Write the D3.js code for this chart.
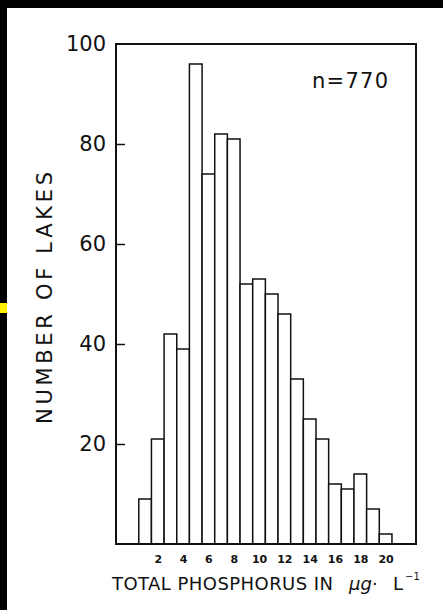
--
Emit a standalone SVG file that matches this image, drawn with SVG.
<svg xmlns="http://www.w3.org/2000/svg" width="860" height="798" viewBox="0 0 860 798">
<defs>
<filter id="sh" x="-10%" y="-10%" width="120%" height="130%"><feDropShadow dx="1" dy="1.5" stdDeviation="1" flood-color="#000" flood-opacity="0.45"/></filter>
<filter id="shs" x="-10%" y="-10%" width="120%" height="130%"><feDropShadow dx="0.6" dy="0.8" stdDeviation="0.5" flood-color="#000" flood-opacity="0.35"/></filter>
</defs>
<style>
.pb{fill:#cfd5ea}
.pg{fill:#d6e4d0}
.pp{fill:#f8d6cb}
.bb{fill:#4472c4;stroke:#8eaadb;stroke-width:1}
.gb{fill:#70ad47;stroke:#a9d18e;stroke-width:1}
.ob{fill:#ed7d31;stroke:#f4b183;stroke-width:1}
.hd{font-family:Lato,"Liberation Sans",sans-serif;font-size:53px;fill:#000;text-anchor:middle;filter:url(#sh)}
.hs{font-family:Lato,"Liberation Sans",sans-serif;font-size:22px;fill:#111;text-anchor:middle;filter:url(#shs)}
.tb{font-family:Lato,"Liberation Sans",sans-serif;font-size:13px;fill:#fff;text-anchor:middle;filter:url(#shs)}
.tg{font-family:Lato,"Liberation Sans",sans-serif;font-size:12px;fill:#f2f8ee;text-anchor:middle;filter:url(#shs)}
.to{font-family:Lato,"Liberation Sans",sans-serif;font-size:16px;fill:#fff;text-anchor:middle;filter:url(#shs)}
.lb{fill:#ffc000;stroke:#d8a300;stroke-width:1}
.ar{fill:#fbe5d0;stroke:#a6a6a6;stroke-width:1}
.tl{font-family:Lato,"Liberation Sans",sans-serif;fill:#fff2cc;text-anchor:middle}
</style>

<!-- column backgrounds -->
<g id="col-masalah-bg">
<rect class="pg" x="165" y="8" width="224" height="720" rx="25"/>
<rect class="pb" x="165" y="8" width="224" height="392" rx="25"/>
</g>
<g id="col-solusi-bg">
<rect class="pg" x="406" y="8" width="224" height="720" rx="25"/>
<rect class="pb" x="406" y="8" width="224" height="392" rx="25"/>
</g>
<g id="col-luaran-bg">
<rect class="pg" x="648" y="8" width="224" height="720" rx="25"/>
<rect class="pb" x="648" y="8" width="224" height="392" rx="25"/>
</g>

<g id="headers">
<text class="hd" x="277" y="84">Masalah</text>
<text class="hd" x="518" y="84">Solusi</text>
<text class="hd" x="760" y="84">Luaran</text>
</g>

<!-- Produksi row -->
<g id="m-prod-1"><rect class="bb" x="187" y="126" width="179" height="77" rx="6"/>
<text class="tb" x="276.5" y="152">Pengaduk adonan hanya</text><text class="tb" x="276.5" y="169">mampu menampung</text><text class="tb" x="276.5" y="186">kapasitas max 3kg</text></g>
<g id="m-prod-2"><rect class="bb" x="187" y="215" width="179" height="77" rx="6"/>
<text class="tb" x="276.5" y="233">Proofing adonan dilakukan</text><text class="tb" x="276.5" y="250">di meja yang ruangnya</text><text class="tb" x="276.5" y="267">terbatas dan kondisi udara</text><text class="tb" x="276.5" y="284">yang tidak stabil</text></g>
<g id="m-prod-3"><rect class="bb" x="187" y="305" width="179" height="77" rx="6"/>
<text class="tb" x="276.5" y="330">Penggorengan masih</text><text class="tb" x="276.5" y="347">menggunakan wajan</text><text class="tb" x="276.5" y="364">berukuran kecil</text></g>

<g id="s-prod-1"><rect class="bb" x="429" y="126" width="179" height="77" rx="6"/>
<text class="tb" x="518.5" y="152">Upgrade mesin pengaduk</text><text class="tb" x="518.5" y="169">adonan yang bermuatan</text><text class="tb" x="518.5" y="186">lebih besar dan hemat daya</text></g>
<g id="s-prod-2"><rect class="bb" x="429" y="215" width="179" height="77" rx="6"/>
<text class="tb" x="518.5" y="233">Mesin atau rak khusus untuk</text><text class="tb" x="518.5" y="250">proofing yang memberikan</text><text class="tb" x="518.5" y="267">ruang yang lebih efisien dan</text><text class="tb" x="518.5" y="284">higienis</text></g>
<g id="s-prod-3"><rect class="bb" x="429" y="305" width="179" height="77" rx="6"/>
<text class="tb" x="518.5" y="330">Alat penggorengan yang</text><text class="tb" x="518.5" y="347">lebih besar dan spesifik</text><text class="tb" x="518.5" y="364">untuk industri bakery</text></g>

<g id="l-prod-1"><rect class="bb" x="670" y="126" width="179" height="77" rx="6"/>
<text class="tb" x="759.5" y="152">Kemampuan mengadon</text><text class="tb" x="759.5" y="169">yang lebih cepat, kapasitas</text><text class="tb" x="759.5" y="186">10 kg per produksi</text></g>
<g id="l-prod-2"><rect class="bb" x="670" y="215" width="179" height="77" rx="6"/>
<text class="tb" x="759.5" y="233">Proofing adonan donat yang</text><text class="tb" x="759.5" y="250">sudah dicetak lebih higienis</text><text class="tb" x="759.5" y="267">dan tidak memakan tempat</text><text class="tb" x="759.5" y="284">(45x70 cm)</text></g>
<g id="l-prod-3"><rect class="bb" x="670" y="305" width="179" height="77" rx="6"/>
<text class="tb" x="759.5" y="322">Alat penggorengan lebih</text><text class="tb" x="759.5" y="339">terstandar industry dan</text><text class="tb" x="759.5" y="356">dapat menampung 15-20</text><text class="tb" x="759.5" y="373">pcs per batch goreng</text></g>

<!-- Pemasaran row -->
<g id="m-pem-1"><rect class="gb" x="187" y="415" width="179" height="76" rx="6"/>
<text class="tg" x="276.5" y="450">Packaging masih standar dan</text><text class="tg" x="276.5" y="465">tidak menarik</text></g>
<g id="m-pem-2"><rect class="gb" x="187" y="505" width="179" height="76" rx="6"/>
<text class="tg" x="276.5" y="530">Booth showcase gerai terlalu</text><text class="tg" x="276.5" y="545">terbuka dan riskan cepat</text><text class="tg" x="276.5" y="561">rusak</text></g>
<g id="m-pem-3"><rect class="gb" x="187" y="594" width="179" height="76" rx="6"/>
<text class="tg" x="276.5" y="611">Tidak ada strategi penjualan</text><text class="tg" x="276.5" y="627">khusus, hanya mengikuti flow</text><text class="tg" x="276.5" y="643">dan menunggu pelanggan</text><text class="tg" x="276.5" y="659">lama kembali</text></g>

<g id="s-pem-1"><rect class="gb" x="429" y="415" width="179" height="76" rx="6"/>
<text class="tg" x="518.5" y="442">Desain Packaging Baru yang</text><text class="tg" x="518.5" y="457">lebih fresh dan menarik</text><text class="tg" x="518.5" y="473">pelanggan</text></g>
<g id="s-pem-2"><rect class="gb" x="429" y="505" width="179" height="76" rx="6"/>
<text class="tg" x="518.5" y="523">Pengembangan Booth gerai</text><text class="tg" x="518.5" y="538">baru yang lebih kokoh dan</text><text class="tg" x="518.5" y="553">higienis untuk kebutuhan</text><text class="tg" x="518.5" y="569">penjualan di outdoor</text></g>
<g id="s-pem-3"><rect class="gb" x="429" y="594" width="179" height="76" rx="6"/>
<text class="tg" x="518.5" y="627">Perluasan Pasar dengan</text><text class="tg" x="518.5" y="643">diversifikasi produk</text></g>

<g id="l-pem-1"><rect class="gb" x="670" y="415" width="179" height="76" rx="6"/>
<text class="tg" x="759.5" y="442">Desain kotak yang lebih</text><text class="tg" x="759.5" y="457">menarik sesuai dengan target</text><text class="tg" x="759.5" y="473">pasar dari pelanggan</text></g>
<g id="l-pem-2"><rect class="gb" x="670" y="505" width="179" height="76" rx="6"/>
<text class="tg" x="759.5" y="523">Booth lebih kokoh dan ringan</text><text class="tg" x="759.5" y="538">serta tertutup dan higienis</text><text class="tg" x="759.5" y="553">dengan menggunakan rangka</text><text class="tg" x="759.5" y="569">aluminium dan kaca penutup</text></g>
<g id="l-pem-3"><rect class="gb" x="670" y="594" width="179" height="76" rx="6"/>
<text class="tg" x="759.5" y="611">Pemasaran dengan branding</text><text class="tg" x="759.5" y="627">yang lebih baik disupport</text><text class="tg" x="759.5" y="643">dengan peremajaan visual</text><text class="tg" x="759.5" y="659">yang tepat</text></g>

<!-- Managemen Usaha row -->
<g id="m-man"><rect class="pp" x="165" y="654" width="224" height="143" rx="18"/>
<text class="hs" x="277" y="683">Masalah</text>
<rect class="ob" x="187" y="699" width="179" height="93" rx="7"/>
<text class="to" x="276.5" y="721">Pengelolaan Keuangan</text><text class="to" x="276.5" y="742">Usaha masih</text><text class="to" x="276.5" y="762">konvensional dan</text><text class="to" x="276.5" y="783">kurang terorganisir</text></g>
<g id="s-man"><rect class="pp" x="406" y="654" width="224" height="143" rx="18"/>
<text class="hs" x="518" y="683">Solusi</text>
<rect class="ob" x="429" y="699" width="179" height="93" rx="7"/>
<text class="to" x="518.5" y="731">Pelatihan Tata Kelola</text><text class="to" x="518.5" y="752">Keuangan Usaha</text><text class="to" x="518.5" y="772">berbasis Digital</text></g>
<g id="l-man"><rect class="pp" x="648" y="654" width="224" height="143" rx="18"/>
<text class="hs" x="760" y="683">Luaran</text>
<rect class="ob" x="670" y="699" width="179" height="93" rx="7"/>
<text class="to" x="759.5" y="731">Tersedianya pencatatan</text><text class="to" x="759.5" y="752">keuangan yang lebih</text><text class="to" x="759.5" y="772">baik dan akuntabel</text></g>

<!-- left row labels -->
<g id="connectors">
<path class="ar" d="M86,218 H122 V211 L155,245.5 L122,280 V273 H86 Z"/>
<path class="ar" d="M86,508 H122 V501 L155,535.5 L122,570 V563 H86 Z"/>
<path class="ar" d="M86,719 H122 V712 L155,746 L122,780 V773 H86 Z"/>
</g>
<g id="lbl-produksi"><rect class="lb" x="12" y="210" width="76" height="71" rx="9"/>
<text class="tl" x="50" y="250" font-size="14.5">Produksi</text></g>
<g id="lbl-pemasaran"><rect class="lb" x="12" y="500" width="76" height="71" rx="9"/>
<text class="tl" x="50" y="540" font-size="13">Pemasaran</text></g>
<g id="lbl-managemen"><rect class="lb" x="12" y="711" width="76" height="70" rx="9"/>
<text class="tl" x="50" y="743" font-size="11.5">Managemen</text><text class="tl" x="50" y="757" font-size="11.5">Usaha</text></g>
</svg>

§ **BRIEF**: Your reply is one number: how many lines of the records above contain the word "this".

§ **EXERCISE RESULT**: 2